TASK DESCRIPTION » Write each line of the material exactly as given, from the top through the line that contains "import numpy as np", and omit all pictures.

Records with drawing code

+--

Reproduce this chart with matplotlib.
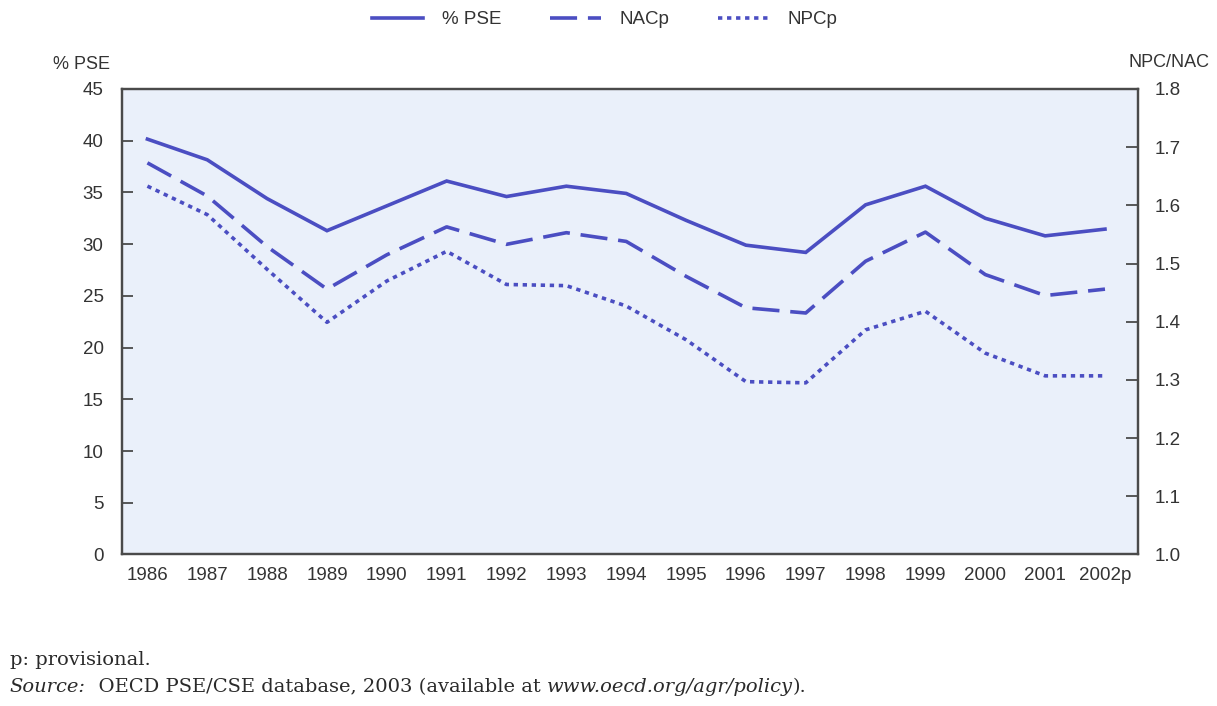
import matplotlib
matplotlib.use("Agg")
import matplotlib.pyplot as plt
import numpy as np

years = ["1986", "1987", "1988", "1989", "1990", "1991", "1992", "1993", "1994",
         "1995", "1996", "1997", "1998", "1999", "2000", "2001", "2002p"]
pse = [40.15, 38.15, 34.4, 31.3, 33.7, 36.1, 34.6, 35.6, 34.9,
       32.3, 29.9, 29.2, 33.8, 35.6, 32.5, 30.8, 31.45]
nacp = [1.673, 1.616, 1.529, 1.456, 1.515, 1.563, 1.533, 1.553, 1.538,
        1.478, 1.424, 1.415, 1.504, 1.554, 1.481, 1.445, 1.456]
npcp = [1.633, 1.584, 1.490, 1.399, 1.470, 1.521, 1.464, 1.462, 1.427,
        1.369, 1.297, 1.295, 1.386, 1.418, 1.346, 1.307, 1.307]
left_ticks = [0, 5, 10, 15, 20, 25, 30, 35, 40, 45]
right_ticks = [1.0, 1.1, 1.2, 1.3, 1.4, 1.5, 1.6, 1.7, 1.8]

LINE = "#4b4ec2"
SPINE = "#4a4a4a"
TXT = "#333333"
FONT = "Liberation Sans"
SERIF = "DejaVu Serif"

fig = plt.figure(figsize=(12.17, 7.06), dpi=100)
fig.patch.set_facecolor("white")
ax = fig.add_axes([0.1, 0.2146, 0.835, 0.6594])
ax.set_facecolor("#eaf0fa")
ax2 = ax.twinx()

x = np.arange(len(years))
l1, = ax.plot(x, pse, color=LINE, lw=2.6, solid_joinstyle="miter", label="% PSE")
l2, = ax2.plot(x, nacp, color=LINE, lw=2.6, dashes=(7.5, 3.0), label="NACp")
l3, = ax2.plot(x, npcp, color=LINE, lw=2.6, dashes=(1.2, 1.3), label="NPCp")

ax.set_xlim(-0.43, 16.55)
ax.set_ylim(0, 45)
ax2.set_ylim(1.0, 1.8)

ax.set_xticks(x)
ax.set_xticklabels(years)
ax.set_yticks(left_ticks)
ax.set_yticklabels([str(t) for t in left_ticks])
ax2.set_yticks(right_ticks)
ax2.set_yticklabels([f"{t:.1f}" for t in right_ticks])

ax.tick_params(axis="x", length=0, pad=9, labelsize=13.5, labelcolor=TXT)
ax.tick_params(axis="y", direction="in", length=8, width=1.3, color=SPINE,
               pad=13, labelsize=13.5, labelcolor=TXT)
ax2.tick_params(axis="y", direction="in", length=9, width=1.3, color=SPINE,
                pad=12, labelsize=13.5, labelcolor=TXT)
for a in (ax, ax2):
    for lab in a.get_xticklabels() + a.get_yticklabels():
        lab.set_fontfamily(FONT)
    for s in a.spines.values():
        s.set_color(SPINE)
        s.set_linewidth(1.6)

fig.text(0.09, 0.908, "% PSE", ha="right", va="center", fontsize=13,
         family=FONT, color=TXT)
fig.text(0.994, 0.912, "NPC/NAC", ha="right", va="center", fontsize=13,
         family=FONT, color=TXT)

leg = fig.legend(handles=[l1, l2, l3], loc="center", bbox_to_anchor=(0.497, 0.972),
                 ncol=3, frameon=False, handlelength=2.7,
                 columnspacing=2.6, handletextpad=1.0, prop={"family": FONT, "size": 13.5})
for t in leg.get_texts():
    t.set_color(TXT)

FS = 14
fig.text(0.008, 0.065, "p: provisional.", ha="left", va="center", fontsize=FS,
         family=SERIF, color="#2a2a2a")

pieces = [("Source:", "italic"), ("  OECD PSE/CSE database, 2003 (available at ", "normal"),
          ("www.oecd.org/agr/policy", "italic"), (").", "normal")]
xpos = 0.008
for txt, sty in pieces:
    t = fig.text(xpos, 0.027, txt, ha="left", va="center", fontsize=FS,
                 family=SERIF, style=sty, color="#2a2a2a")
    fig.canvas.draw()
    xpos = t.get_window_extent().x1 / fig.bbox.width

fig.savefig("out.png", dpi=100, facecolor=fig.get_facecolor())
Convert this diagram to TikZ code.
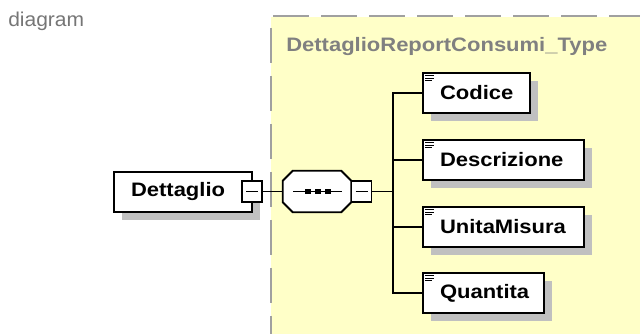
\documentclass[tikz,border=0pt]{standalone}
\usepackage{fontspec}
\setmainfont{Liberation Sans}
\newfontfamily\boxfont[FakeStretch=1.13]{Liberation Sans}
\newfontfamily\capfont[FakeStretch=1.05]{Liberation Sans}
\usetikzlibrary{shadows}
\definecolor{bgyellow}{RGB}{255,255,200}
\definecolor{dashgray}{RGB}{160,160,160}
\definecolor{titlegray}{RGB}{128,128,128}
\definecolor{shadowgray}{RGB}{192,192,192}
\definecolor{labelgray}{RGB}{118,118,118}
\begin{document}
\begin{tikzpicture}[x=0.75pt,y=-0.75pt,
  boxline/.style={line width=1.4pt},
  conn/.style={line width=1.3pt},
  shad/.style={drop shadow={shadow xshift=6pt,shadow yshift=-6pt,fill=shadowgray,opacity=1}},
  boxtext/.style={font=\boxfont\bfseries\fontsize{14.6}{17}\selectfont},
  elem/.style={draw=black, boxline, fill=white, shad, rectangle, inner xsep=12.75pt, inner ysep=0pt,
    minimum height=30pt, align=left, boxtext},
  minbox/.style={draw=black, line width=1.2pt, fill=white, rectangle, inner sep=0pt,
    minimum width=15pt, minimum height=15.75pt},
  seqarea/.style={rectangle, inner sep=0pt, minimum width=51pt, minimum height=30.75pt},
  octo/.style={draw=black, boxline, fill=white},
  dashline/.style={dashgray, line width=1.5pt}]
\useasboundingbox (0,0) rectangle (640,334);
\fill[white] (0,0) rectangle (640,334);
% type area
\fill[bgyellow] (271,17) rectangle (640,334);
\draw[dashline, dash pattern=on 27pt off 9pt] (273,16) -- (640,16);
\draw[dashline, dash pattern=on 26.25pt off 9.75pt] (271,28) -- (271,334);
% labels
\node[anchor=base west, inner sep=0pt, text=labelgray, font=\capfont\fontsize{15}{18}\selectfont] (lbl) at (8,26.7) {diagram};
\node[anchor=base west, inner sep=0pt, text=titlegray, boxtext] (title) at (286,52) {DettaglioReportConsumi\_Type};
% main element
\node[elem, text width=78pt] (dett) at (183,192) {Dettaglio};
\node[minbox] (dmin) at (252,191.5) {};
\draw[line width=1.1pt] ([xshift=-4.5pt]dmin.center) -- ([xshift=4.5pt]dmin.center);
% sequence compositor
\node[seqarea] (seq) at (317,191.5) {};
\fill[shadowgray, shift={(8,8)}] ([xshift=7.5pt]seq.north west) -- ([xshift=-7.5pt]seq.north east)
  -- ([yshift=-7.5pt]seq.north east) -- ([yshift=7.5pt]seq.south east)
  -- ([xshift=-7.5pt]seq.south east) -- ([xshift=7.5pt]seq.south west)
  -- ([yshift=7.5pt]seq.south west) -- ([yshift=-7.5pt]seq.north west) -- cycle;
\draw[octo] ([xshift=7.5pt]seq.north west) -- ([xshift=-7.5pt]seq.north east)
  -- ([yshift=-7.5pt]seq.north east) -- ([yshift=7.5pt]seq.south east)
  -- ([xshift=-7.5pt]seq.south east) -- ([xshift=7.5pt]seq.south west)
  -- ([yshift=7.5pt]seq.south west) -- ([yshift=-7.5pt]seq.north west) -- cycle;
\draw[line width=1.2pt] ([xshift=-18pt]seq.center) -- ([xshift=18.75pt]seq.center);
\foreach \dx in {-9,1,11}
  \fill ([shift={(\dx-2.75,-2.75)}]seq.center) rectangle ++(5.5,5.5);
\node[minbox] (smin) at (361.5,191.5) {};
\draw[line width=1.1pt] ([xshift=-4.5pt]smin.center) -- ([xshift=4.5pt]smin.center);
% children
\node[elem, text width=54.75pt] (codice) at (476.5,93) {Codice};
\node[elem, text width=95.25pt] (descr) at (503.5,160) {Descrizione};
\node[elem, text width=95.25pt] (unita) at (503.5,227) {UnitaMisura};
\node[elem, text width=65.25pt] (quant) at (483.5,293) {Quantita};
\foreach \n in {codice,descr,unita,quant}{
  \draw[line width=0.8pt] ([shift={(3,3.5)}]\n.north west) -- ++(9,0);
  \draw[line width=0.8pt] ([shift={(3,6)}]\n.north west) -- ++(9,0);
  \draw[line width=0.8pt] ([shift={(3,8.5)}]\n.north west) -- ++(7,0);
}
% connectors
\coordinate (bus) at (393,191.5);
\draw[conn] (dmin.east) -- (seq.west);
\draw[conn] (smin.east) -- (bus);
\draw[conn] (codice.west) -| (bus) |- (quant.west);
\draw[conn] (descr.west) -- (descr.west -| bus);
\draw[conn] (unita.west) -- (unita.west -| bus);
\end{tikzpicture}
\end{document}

+--

TASK RESULT »
Reproduce this chart with matplotlib.
import matplotlib
matplotlib.use("Agg")
import matplotlib.pyplot as plt
import numpy as np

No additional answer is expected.